> _Exercise description_
Everything from the line with "Reproduce this chart with matplotlib." through the line with "ax = fig.add_axes([0.184, 0.199, 0.776, 0.759])", inclusive, should be repeated exactly, except the pictures.

□ □ □ □

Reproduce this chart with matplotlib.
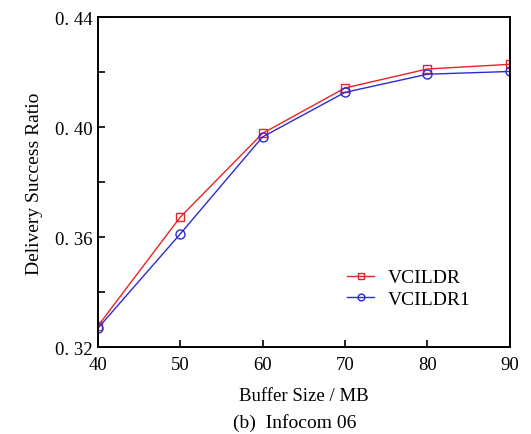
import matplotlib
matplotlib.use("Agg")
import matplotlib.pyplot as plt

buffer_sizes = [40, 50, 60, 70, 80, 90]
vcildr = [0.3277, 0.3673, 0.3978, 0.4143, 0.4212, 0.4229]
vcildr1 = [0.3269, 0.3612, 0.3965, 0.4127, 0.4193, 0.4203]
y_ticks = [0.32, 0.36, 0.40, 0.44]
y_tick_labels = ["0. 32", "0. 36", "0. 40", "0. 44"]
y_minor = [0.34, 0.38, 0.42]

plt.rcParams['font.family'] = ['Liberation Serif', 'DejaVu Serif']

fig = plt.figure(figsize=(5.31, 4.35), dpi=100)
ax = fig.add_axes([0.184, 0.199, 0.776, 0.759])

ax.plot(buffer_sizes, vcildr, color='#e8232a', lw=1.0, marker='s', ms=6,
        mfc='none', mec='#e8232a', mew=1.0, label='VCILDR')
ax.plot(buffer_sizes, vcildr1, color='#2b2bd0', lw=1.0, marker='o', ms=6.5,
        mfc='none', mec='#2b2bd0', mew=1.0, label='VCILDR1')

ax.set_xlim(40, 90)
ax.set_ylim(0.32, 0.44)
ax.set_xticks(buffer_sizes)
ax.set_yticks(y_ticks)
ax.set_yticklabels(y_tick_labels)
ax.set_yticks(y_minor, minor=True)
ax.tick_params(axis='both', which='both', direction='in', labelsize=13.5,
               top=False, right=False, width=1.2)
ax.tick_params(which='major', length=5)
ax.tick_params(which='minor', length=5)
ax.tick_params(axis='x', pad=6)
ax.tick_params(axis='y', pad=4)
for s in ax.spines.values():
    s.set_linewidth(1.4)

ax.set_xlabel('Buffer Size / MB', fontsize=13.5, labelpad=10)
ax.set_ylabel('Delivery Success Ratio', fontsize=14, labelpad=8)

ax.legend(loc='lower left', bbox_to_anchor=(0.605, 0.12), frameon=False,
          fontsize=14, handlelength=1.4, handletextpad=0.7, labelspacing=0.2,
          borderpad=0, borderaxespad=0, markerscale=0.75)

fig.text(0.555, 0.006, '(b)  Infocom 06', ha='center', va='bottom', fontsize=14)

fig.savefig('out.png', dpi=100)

□ □ □ □

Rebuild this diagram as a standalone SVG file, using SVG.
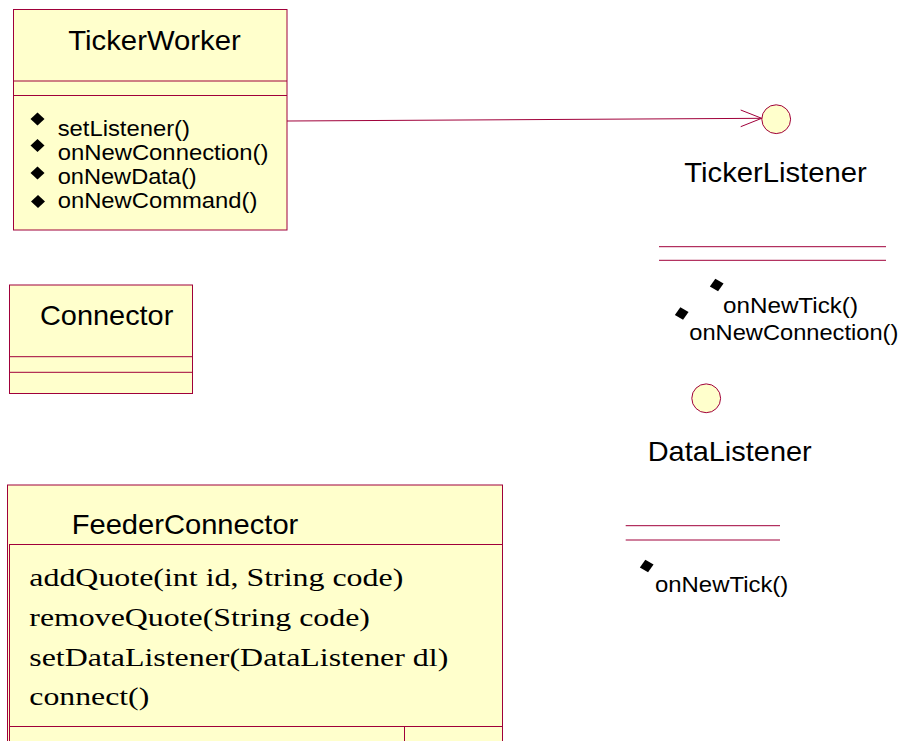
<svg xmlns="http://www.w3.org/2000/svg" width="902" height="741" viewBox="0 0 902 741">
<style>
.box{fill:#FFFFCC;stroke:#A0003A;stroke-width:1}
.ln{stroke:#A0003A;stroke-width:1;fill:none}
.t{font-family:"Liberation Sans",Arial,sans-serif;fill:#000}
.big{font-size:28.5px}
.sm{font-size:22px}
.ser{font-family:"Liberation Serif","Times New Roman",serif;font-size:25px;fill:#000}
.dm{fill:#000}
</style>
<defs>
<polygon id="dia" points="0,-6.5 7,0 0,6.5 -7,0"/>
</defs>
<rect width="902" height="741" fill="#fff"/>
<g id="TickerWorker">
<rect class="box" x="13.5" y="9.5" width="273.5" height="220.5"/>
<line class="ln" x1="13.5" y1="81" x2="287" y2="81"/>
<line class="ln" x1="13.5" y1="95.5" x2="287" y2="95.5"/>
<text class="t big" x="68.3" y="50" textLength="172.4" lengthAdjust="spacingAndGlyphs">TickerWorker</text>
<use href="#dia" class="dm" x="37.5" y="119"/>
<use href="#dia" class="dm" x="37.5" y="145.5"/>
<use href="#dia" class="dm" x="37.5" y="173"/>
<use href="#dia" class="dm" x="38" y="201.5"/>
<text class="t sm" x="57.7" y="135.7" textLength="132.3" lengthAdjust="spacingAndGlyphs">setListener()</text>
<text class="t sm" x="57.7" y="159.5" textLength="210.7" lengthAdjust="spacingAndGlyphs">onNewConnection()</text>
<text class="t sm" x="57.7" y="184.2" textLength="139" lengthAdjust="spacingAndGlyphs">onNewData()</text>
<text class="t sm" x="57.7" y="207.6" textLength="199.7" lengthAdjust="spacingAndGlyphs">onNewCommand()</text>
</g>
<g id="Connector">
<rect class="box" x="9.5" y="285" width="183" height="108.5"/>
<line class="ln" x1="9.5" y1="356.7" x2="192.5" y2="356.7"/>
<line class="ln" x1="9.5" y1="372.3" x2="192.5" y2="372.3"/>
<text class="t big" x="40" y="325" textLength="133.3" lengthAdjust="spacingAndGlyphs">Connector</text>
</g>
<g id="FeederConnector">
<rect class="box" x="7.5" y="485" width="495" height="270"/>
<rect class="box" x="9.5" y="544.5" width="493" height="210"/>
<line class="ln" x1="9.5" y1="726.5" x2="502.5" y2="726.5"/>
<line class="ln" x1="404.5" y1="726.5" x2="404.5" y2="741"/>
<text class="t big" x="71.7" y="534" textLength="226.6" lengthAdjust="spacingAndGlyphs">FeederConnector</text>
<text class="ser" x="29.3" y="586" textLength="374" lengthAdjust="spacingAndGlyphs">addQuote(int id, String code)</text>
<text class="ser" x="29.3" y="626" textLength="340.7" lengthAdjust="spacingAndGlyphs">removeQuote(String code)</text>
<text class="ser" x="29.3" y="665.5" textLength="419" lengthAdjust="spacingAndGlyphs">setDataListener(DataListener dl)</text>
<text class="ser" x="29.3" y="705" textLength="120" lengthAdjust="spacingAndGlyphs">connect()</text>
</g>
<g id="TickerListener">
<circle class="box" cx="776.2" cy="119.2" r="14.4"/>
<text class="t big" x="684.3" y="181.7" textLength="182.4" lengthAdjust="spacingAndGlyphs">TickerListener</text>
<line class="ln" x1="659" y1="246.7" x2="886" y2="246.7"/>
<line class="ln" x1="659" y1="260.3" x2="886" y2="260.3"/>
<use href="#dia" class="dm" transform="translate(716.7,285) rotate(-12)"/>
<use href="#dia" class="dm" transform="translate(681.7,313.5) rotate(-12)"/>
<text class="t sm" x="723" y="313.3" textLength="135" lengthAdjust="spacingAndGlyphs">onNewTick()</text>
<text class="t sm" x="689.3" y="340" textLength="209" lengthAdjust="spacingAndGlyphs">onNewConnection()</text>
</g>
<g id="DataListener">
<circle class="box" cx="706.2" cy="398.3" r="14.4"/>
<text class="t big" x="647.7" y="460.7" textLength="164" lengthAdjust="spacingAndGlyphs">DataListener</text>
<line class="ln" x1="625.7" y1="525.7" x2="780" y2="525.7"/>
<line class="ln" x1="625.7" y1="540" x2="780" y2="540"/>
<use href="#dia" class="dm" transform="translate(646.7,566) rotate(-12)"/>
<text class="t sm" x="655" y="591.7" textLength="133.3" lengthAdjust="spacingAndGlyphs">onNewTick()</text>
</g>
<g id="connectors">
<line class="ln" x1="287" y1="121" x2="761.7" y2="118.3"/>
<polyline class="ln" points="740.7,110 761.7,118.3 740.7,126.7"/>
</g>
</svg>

□ □ □ □

> _Right answer_
Reproduce this chart with matplotlib.
import matplotlib
matplotlib.use("Agg")
import matplotlib.pyplot as plt

buffer_sizes = [40, 50, 60, 70, 80, 90]
vcildr = [0.3277, 0.3673, 0.3978, 0.4143, 0.4212, 0.4229]
vcildr1 = [0.3269, 0.3612, 0.3965, 0.4127, 0.4193, 0.4203]
y_ticks = [0.32, 0.36, 0.40, 0.44]
y_tick_labels = ["0. 32", "0. 36", "0. 40", "0. 44"]
y_minor = [0.34, 0.38, 0.42]

plt.rcParams['font.family'] = ['Liberation Serif', 'DejaVu Serif']

fig = plt.figure(figsize=(5.31, 4.35), dpi=100)
ax = fig.add_axes([0.184, 0.199, 0.776, 0.759])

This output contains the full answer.